Videos

The Exascale: Why and How

Presenter
January 10, 2011
Keywords:
  • Semiconductor
MSC:
  • 82D37
Abstract
Sustained floating-point computation rates on real applications, as tracked by the ACM Gordon Bell Prize, increased by three orders of magnitude from 1988 (1 Gigaflop/s) to 1998 (1 Teraflop/s), and by another three orders of magnitude to 2008 (1 Petaflop/s). Computer engineering provided only a couple of orders of magnitude of improvement for individual cores over that period; the remaining factor came from concurrency, which is approaching one million-fold.

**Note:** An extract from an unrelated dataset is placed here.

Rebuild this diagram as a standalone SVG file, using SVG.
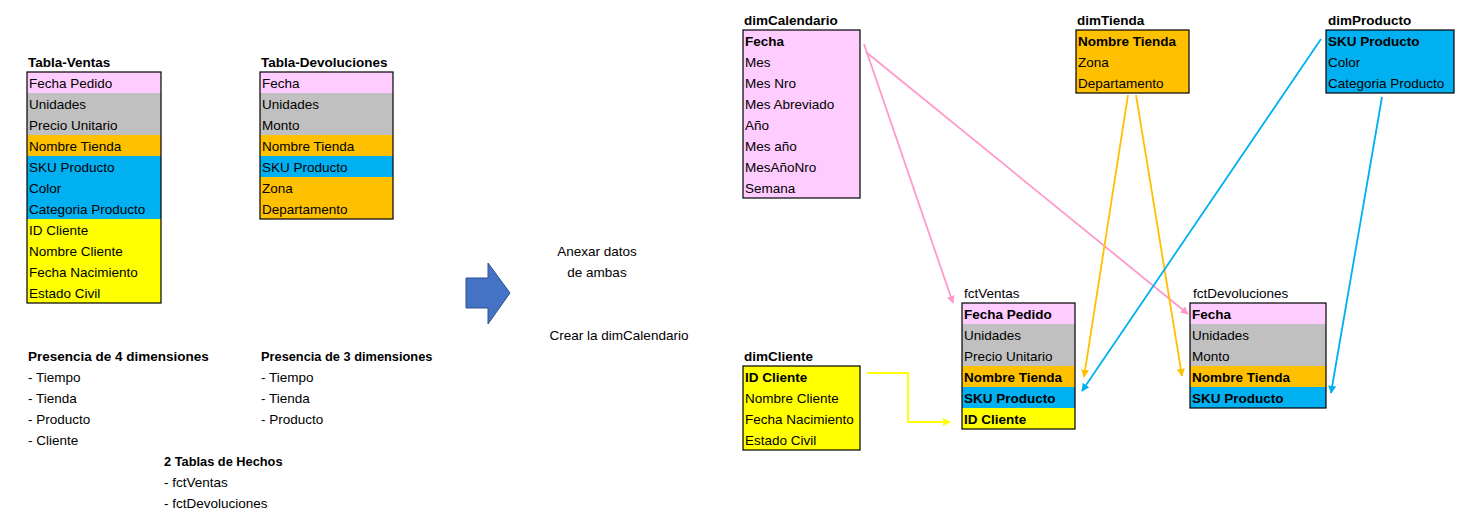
<svg xmlns="http://www.w3.org/2000/svg" width="1466" height="521" viewBox="0 0 1466 521">
<defs>
<style>
text{font-family:"Liberation Sans",Arial,sans-serif;font-size:13.5px;fill:#000}
.b{font-weight:bold}
.sb{font-weight:bold;font-size:12.8px}
.box{fill:none;stroke:#000;stroke-width:1.2}
.pk{fill:#FFCCFF}.gr{fill:#C0C0C0}.or{fill:#FFC000}.bl{fill:#00B0F0}.ye{fill:#FFFF00}
.lp{stroke:#FF99CC;stroke-width:1.8;fill:none}
.lo{stroke:#FFC000;stroke-width:1.8;fill:none}
.lb{stroke:#00B0F0;stroke-width:1.8;fill:none}
.ly{stroke:#FFFF00;stroke-width:1.8;fill:none}
</style>
<marker id="mp" viewBox="0 0 10 10" refX="9" refY="5" markerWidth="8" markerHeight="8" orient="auto" markerUnits="userSpaceOnUse"><path d="M0,0L10,5L0,10z" fill="#FF99CC"/></marker>
<marker id="mo" viewBox="0 0 10 10" refX="9" refY="5" markerWidth="8" markerHeight="8" orient="auto" markerUnits="userSpaceOnUse"><path d="M0,0L10,5L0,10z" fill="#FFC000"/></marker>
<marker id="mb" viewBox="0 0 10 10" refX="9" refY="5" markerWidth="8" markerHeight="8" orient="auto" markerUnits="userSpaceOnUse"><path d="M0,0L10,5L0,10z" fill="#00B0F0"/></marker>
<marker id="my" viewBox="0 0 10 10" refX="9" refY="5" markerWidth="8" markerHeight="8" orient="auto" markerUnits="userSpaceOnUse"><path d="M0,0L10,5L0,10z" fill="#FFFF00"/></marker>
</defs>
<rect width="1466" height="521" fill="#fff"/>

<g id="tabla-ventas">
<text x="28" y="67" class="b">Tabla-Ventas</text>
<rect x="27" y="72" width="134" height="21" class="pk"/>
<rect x="27" y="93" width="134" height="42" class="gr"/>
<rect x="27" y="135" width="134" height="21" class="or"/>
<rect x="27" y="156" width="134" height="63" class="bl"/>
<rect x="27" y="219" width="134" height="84" class="ye"/>
<rect x="27" y="72" width="134" height="231" class="box"/>
<text x="29" y="88">Fecha Pedido</text>
<text x="29" y="109">Unidades</text>
<text x="29" y="130">Precio Unitario</text>
<text x="29" y="151">Nombre Tienda</text>
<text x="29" y="172">SKU Producto</text>
<text x="29" y="193">Color</text>
<text x="29" y="214">Categoria Producto</text>
<text x="29" y="235">ID Cliente</text>
<text x="29" y="256">Nombre Cliente</text>
<text x="29" y="277">Fecha Nacimiento</text>
<text x="29" y="298">Estado Civil</text>
</g>

<g id="tabla-devoluciones">
<text x="261" y="67" class="b">Tabla-Devoluciones</text>
<rect x="260" y="72" width="133" height="21" class="pk"/>
<rect x="260" y="93" width="133" height="42" class="gr"/>
<rect x="260" y="135" width="133" height="21" class="or"/>
<rect x="260" y="156" width="133" height="21" class="bl"/>
<rect x="260" y="177" width="133" height="42" class="or"/>
<rect x="260" y="72" width="133" height="147" class="box"/>
<text x="262" y="88">Fecha</text>
<text x="262" y="109">Unidades</text>
<text x="262" y="130">Monto</text>
<text x="262" y="151">Nombre Tienda</text>
<text x="262" y="172">SKU Producto</text>
<text x="262" y="193">Zona</text>
<text x="262" y="214">Departamento</text>
</g>

<g id="notas">
<text x="28" y="361" class="b">Presencia de 4 dimensiones</text>
<text x="28" y="382">- Tiempo</text>
<text x="28" y="403">- Tienda</text>
<text x="28" y="424">- Producto</text>
<text x="28" y="445">- Cliente</text>
<text x="261" y="361" class="sb">Presencia de 3 dimensiones</text>
<text x="261" y="382">- Tiempo</text>
<text x="261" y="403">- Tienda</text>
<text x="261" y="424">- Producto</text>
<text x="164" y="466" class="sb">2 Tablas de Hechos</text>
<text x="164" y="487">- fctVentas</text>
<text x="164" y="508">- fctDevoluciones</text>
</g>

<g id="flecha">
<path d="M466,278H488V263L510,293L488,324V308H466Z" fill="#4472C4" stroke="#2F528F" stroke-width="1"/>
<text x="597" y="256" text-anchor="middle">Anexar datos</text>
<text x="597" y="277" text-anchor="middle">de ambas</text>
<text x="619" y="340" text-anchor="middle">Crear la dimCalendario</text>
</g>

<g id="dimCalendario">
<text x="744" y="25" class="b">dimCalendario</text>
<rect x="743" y="30" width="117" height="168" class="pk"/>
<rect x="743" y="30" width="117" height="168" class="box"/>
<text x="745" y="46" class="b">Fecha</text>
<text x="745" y="67">Mes</text>
<text x="745" y="88">Mes Nro</text>
<text x="745" y="109">Mes Abreviado</text>
<text x="745" y="130">Año</text>
<text x="745" y="151">Mes año</text>
<text x="745" y="172">MesAñoNro</text>
<text x="745" y="193">Semana</text>
</g>

<g id="dimTienda">
<text x="1077" y="25" class="b">dimTienda</text>
<rect x="1076" y="30" width="113" height="63" class="or"/>
<rect x="1076" y="30" width="113" height="63" class="box"/>
<text x="1078" y="46" class="b">Nombre Tienda</text>
<text x="1078" y="67">Zona</text>
<text x="1078" y="88">Departamento</text>
</g>

<g id="dimProducto">
<text x="1328" y="25" class="b">dimProducto</text>
<rect x="1326" y="30" width="128" height="63" class="bl"/>
<rect x="1326" y="30" width="128" height="63" class="box"/>
<text x="1328" y="46" class="b">SKU Producto</text>
<text x="1328" y="67">Color</text>
<text x="1328" y="88">Categoria Producto</text>
</g>

<g id="fctVentas">
<text x="964" y="298">fctVentas</text>
<rect x="962" y="303" width="113" height="21" class="pk"/>
<rect x="962" y="324" width="113" height="42" class="gr"/>
<rect x="962" y="366" width="113" height="21" class="or"/>
<rect x="962" y="387" width="113" height="21" class="bl"/>
<rect x="962" y="408" width="113" height="21" class="ye"/>
<rect x="962" y="303" width="113" height="126" class="box"/>
<text x="964" y="319" class="b">Fecha Pedido</text>
<text x="964" y="340">Unidades</text>
<text x="964" y="361">Precio Unitario</text>
<text x="964" y="382" class="b">Nombre Tienda</text>
<text x="964" y="403" class="b">SKU Producto</text>
<text x="964" y="424" class="b">ID Cliente</text>
</g>

<g id="fctDevoluciones">
<text x="1193" y="298">fctDevoluciones</text>
<rect x="1190" y="303" width="136" height="21" class="pk"/>
<rect x="1190" y="324" width="136" height="42" class="gr"/>
<rect x="1190" y="366" width="136" height="21" class="or"/>
<rect x="1190" y="387" width="136" height="21" class="bl"/>
<rect x="1190" y="303" width="136" height="105" class="box"/>
<text x="1192" y="319" class="b">Fecha</text>
<text x="1192" y="340">Unidades</text>
<text x="1192" y="361">Monto</text>
<text x="1192" y="382" class="b">Nombre Tienda</text>
<text x="1192" y="403" class="b">SKU Producto</text>
</g>

<g id="dimCliente">
<text x="744" y="361" class="b">dimCliente</text>
<rect x="743" y="366" width="117" height="84" class="ye"/>
<rect x="743" y="366" width="117" height="84" class="box"/>
<text x="745" y="382" class="b">ID Cliente</text>
<text x="745" y="403">Nombre Cliente</text>
<text x="745" y="424">Fecha Nacimiento</text>
<text x="745" y="445">Estado Civil</text>
</g>

<g id="connectors">
<line x1="864" y1="44" x2="953" y2="303" class="lp" marker-end="url(#mp)"/>
<line x1="866" y1="52" x2="1188" y2="314" class="lp" marker-end="url(#mp)"/>
<line x1="1128" y1="95" x2="1084" y2="377" class="lo" marker-end="url(#mo)"/>
<line x1="1136" y1="95" x2="1182" y2="376" class="lo" marker-end="url(#mo)"/>
<line x1="1321" y1="39" x2="1082" y2="391" class="lb" marker-end="url(#mb)"/>
<line x1="1382" y1="97" x2="1331" y2="393" class="lb" marker-end="url(#mb)"/>
<polyline points="867,373 908,373 908,422 950,422" class="ly" marker-end="url(#my)"/>
</g>
</svg>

Algorithmic improvements contributed meanwhile to making each flop more valuable scientifically. As the semiconductor industry now slips relative to its own roadmap for silicon-based logic and memory, concurrency, especially on-chip many-core concurrency and GPGPU SIMD-type concurrency, will play an increasing role in the next few orders of magnitude, to arrive at the ambitious target of 1 Exaflop/s, extrapolated for 2018. An important question is whether today's best algorithms are efficiently hosted on such hardware and how much co-design of algorithms and architecture will be required. From the applications perspective, we illustrate eight reasons why today's computational scientists have an insatiable appetite for such performance: resolution, fidelity, dimension, artificial boundaries, parameter inversion, optimal control, uncertainty quantification, and the statistics of ensembles. The paths to the exascale summit are debated, but all are narrow and treacherous, constrained by fundamental laws of physics, cost, power consumption, programmability, and reliability. Drawing on recent reports, workshops, vendor projections, and experiences with scientific codes on contemporary platforms, we propose roles for today's researchers in one of the great global scientific quests of the next decade.